La sombra de Buñuel en un Milán de Leonardo ENRIQUE VILA-MATAS
Llegué a la ciudad de Milán en un frío atardecer, el martes de la semana pasada. El tiempo era brumoso, gélido y muy húmedo. Un silencioso taxista me dejó a las puertas del hotel Cairoli, en la soledad de una callejuela de empedrado muy antiguo y que más bien parecía un pasadizo secreto, que hizo que me acordara, por primera vez durante el viaje, del señor Luis Buñuel, de aquel Buñuel que decía que adoraba las bibliotecas que se abren al silencio, las escaleras que desaparecen en las profundidades y, sobre todo, los pasadizos secretos.Nadie me esperaba hasta el día siguiente y di un paseo solitario por el centro de la ciudad; tras entrar en la nueva y luminosa librería Feltrinelli -primero estupor y después dolor de cabeza al ver que anunciaban a Lucía Etxebarria como "la nueva Almudena Grandes"-, decidí regresar felizmente al tiempo de Stendhal y escuchar el sonido de las ocho campanas del Duomo, perfectamente insonante. Cayó la noche y, con horario rigurosamente europeo, me retiré a descansar. A la mañana siguiente iba a descubrir que otro pasadizo secreto unía mi hotel con el Instituto Cervantes de la vía Dante, donde por la tarde me tocaba revivir, una vez más, la angustia de hablar en público.
Hablé en público esa tarde y dije que había estado ya otras veces en Milán, y que me había gustado mucho regresar a esa ciudad que me era algo familiar, y entonces -no sé muy bien cómo fue, volví a pensar en él- recordé a Buñuel, que decía que no experimentaba ninguna curiosidad por los países que no conocía y que, por el contrario, le gustaba volver a los sitios en los que había vivido y a los que le ataban los recuerdos.
A mí me ataba a Milán, entre otros, el recuerdo de un amigo que, hace años, en la estación central, y nada más llegar a ella, vio que partía un tren y sobre cada vagón había un letrero amarillo con las palabras "Milano-Lecce", y tuvo entonces una ensoñación: tomar ese tren que iba hacia el sur, viajar toda la noche, encontrarse en la mañana en la luz, la dulzura, la calma de una ciudad extrema.
A mí me ataba también a Milán el recuerdo de Mario Gervasoni, que partió hacia una ciudad extrema, y me ataba también el recuerdo de una breve incursión, en el año 1982, en la iglesia de Santa Maria delle Grazie, donde en precarias condiciones se conservaba -en la pared más húmeda y pegajosa de Milán- lo que quedaba, sombras nada más, de La última cena de Leonardo da Vinci.

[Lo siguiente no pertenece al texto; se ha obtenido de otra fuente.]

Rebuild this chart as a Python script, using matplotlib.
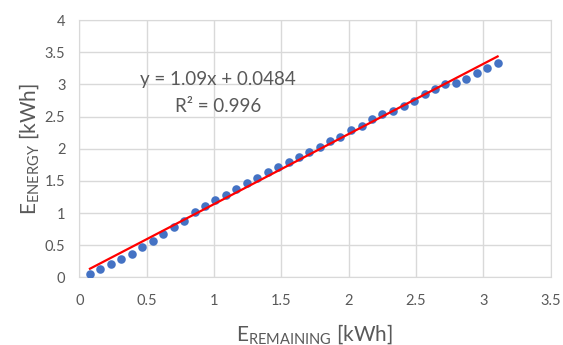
import numpy as np
import matplotlib
matplotlib.use('Agg')
import matplotlib.pyplot as plt

# Remaining energy vs. energy [kWh]
e_remaining = [0.079, 0.156, 0.235, 0.312, 0.389, 0.468, 0.545, 0.624, 0.701, 0.780,
               0.856, 0.933, 1.010, 1.087, 1.166, 1.245, 1.322, 1.398, 1.478, 1.554,
               1.631, 1.708, 1.784, 1.864, 1.935, 2.017, 2.096, 2.171, 2.250, 2.329,
               2.408, 2.485, 2.564, 2.641, 2.717, 2.794, 2.871, 2.950, 3.029, 3.106]
e_energy = [0.051, 0.134, 0.207, 0.285, 0.362, 0.471, 0.565, 0.673, 0.777, 0.876,
            1.016, 1.114, 1.197, 1.280, 1.378, 1.467, 1.540, 1.633, 1.711, 1.793,
            1.871, 1.949, 2.032, 2.115, 2.187, 2.291, 2.358, 2.457, 2.535, 2.586,
            2.669, 2.737, 2.846, 2.924, 3.002, 3.017, 3.084, 3.173, 3.255, 3.333]

# Linear trendline
slope = 1.09
intercept = 0.0484
r2 = 0.996

x_ticks = [0, 0.5, 1, 1.5, 2, 2.5, 3, 3.5]
y_ticks = [0, 0.5, 1, 1.5, 2, 2.5, 3, 3.5, 4]

plt.rcParams['font.family'] = ['Lato', 'DejaVu Sans']
plt.rcParams['mathtext.fontset'] = 'custom'
plt.rcParams['mathtext.rm'] = 'Lato'
plt.rcParams['mathtext.it'] = 'Lato'
plt.rcParams['mathtext.bf'] = 'Lato'

grey = '#595959'

fig = plt.figure(figsize=(5.63, 3.45), dpi=100)
ax = fig.add_axes([0.1409, 0.196, 0.8372, 0.746])

ax.scatter(e_remaining, e_energy, s=38, color='#4472C4', zorder=3, linewidths=0)

xs = np.array([min(e_remaining), max(e_remaining)])
ax.plot(xs, slope * xs + intercept, color='#FF0000', lw=1.6, zorder=4)

ax.text(1.03, 3.07, 'y = %.2fx + %.4f' % (slope, intercept), ha='center', va='center',
        fontsize=13.5, color=grey)
ax.text(1.03, 2.65, 'R² = %.3f' % r2, ha='center', va='center',
        fontsize=13.5, color=grey)

ax.set_xlim(0, 3.5)
ax.set_ylim(0, 4)
ax.set_xticks(x_ticks)
ax.set_yticks(y_ticks)
ax.set_xticklabels([('%g' % t) for t in x_ticks])
ax.set_yticklabels([('%g' % t) for t in y_ticks])
ax.tick_params(length=0, labelsize=10.5, colors=grey)
ax.tick_params(axis='x', pad=12)
ax.tick_params(axis='y', pad=10)
ax.grid(True, color='#D9D9D9', lw=1)
ax.set_axisbelow(True)
for s in ax.spines.values():
    s.set_color('#D9D9D9')

ax.set_xlabel(r'E$_{\mathrm{REMAINING}}$ [kWh]', fontsize=15, color=grey, labelpad=10)
ax.set_ylabel(r'E$_{\mathrm{ENERGY}}$ [kWh]', fontsize=15, color=grey, labelpad=3)

fig.savefig('out.png', dpi=100)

Como me gusta volver a los sitios a los que me atan los recuerdos de ciudades y personas extremas, pedí hora para poder visitar al día siguiente -ahora sólo puede hacerse con permiso oficial y en grupos de 25 personas, y se dispone sólo de 15 minutos para admirarla- la restauración de La última cena.
La afortunadamente nada portátil pintura de Leonardo, realizada hacia 1490, recoge el momento inmediato a las palabras de Cristo "uno de vosotros me entregará", palabras que chocan como ondas sonoras en los apóstoles, repercutiendo de uno en otro y determinando una gran variedad de ademanes, de actitudes y de movimientos, como si se tratara de la perfecta transposición figurativa del diagrama de una ley acústica, óptica y dinámica. Es, para la época, un estudio extraordinario de los movimientos corporales. Mientras observaba esos movimientos, me acordé de pronto -se había convertido ya en una sombra que me acompañaba en el viaje- de Buñuel y de su Viridiana, de esa secuencia de la cena de los mendigos que él convirtió en santa porque dispuso que sus pobres héroes posaran como en la pintura de Leonardo y que la republicana Lola Gaos se levantara las faldas.
Me reí al recordar que esa secuencia es clónica con respecto a la pintura milanesa de Leonardo, y me reí aún más al recordar unas palabras de Buñuel en Mi último suspiro: "Un joven correctamente vestido enrojece de timidez. Le pregunto qué enseña y me responde: 'La semiología de la imagen clónica'. Le hubiera asesinado". Me reí al salir de Santa Maria delle Grazie, andando por Corso Magenta con Iñaki Abad, que vive todo el año en Milán y añora Nápoles y me dijo que en la gélida y brumosa Milán nadie anda con su sombra. Salvo yo -pensé en decirle-, que ando con la sombra de Buñuel desde que llegué aquí, desde que llegué a esta ciudad extrema a la que me atan tantos recuerdos y a la que creo que he viajado sólo para rendir homenaje a Buñuel y a los recuerdos de Buñuel, y a los míos y a los recuerdos de esa ciudad extrema que un día conoceré.